In Portugal the religious revolt never attained serious dimensions : there were a few erasmistas, and a number of foreigners were proceeded against for heresy from time to time; but that is all. Nevertheless, the prevalence of heresy was one of the reasons alleged for the founding of the Lisbon Inquisition; and the circumstances under which this took place may well claim attention here.

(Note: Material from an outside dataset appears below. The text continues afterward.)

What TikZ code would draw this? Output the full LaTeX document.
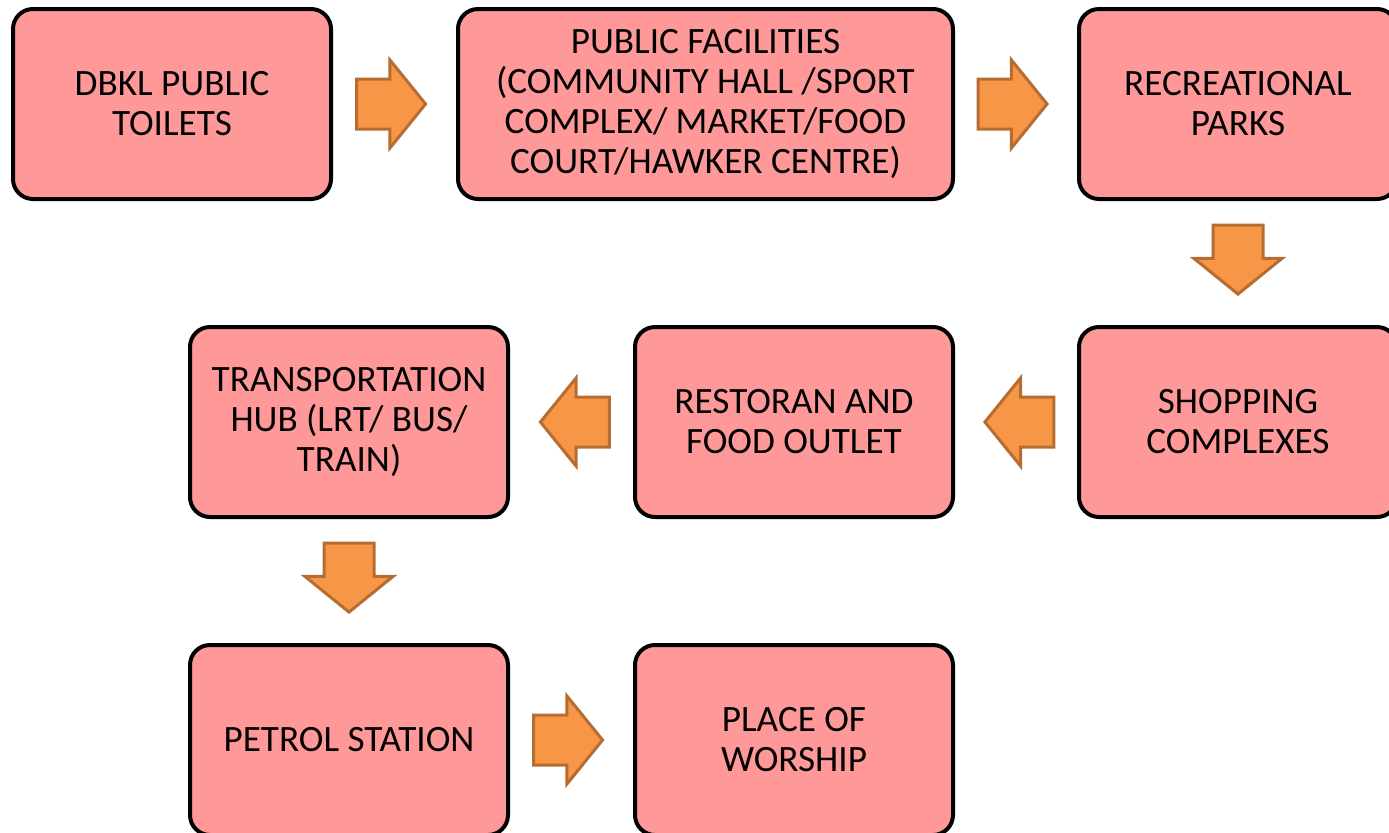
\documentclass[tikz,border=0pt]{standalone}
\usepackage{fontspec}
\setmainfont{Carlito}
\usetikzlibrary{positioning,shapes.arrows,calc}
\definecolor{boxpink}{HTML}{FF9999}
\definecolor{arroworange}{HTML}{F79646}
\definecolor{arrowedge}{HTML}{B66D31}

\begin{document}
\begin{tikzpicture}[
    box/.style={rectangle,rounded corners=10pt,draw,line width=2pt,fill=boxpink,
        minimum width=159pt,minimum height=95pt,align=center,
        font=\fontsize{18.6}{20}\selectfont},
    flow/.style={single arrow,anchor=tip,draw=arrowedge,fill=arroworange,line width=1.5pt,
        minimum height=34.5pt,inner xsep=0pt,inner ysep=11.75pt,
        single arrow head extend=9.5pt,single arrow tip angle=102},
    node distance=61.5pt]
    \useasboundingbox (0,0) rectangle (694.5pt,-416pt);
    \node[box] (toilets) at (86pt,-52pt) {DBKL PUBLIC\\TOILETS};
    \node[box,minimum width=247.5pt,right=of toilets] (facilities) {PUBLIC FACILITIES\\(COMMUNITY HALL /SPORT\\COMPLEX/ MARKET/FOOD\\COURT/HAWKER CENTRE)};
    \node[box,right=61pt of facilities] (parks) {RECREATIONAL\\PARKS};
    \node[box,below=62pt of parks] (shopping) {SHOPPING\\COMPLEXES};
    \node[box,left=61pt of shopping] (restoran) {RESTORAN AND\\FOOD OUTLET};
    \node[box,left=of restoran] (transport) {TRANSPORTATION\\HUB (LRT/ BUS/\\TRAIN)};
    \node[box,below=62pt of transport] (petrol) {PETROL STATION};
    \node[box,right=of petrol] (worship) {PLACE OF\\WORSHIP};
    % block arrows between the boxes
    \node[flow] (a1) at ($(toilets.east)!.5!(facilities.west)+(16.5pt,0)$) {};
    \node[flow] (a2) at ($(facilities.east)!.5!(parks.west)+(16.5pt,0)$) {};
    \node[flow,rotate=-90] (a3) at ($(parks.south)!.5!(shopping.north)+(0,-16.5pt)$) {};
    \node[flow,rotate=180] (a4) at ($(shopping.west)!.5!(restoran.east)+(-16.5pt,0)$) {};
    \node[flow,rotate=180] (a5) at ($(restoran.west)!.5!(transport.east)+(-16.5pt,0)$) {};
    \node[flow,rotate=-90] (a6) at ($(transport.south)!.5!(petrol.north)+(0,-16.5pt)$) {};
    \node[flow] (a7) at ($(petrol.east)!.5!(worship.west)+(16.5pt,0)$) {};
\end{tikzpicture}
\end{document}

The social condition of Portugal in the early part of the sixteenth century was not a little remarkable. Great opportunities for acquiring wealth had suddenly been opened to its people by the discovery and colonisation of the Indies. The result was that they flocked abroad as colonists, or else left the country districts in order to engage in commerce at Oporto or Lisbon, which rapidly increased in size. But this had a curious effect upon the rural districts. Before long there were scarcely any peasants, and the few that there were demanded high wages. To supply their place, the landowners began to import huge gangs of negro slaves, who were far cheaper, and could be obtained in any number that was required. But this system had one great disadvantage, so far as the exchequer was concerned. It became increasingly difficult to get the taxes paid; for there was no longer anybody to pay them, the property of the merchants being for the most part not within reach for the purpose. And thus the King, Dom João III (1526-57), found himself in a curious position. He had great hoards of money in the treasury, but there was a continual drain upon them; and there were no means of replenishing them, although he reigned over the richest people in Europe. In a letter to Clement VII dated June 28, 1526, he complains of his poverty, and gives this as his reason for not succouring the King of Hungary in his resistance to the Turks.